I blog a lot about movies, but rarely about books. Go figure.

On the SF front, I recently read N.K. Jemisin's The Hundred Thousand Kingdoms and really enjoyed it. The opening? Brilliant! The narrator's fragmented voice? Superb. This is the sort of literary styling that's hard to do, but Jemisin makes it look easy. She probably rides to work on a unicycle juggling fireballs.

Currently I'm working my way through Gaiman and Sarrantonio's Stories: All-New Tales, the premise of which seems to be, "lets get a bunch of literary types and fantasy types together and ask them to write page-turning fiction that's outside their comfort zone." So far the standouts are Roddy Doyle's "Blood," Michaewl Swanwick's "Goblin Lake," and Carolyn Parkhurst's "Unwell."
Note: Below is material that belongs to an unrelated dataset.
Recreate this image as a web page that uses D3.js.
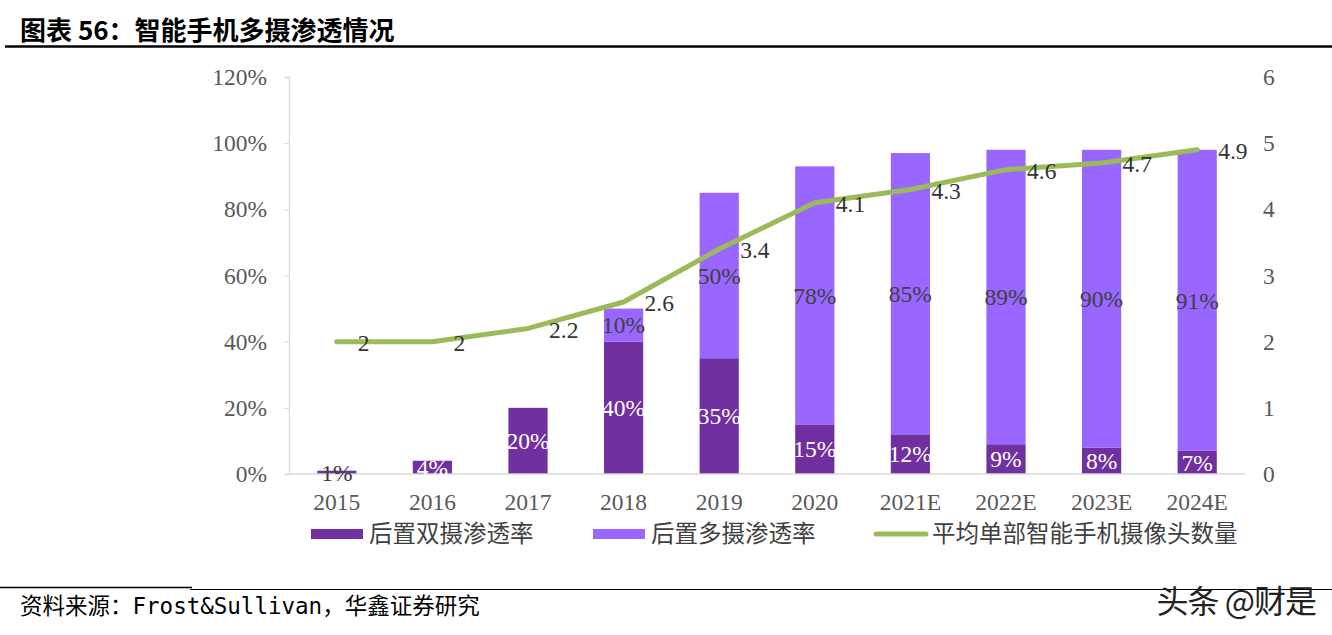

Speaking of short story collections, I just finished There Once Was a Woman Who Tried to Kill Her Neighbour's Baby, the World-fantasy-award winning collection of translated tales from Russian author and playwright Petrushevskaya. The stories are weird and unsettling in what I presume is a distinctively Soviet way. I find them hard to describe. I think my favourite was "A Mother's Farewell."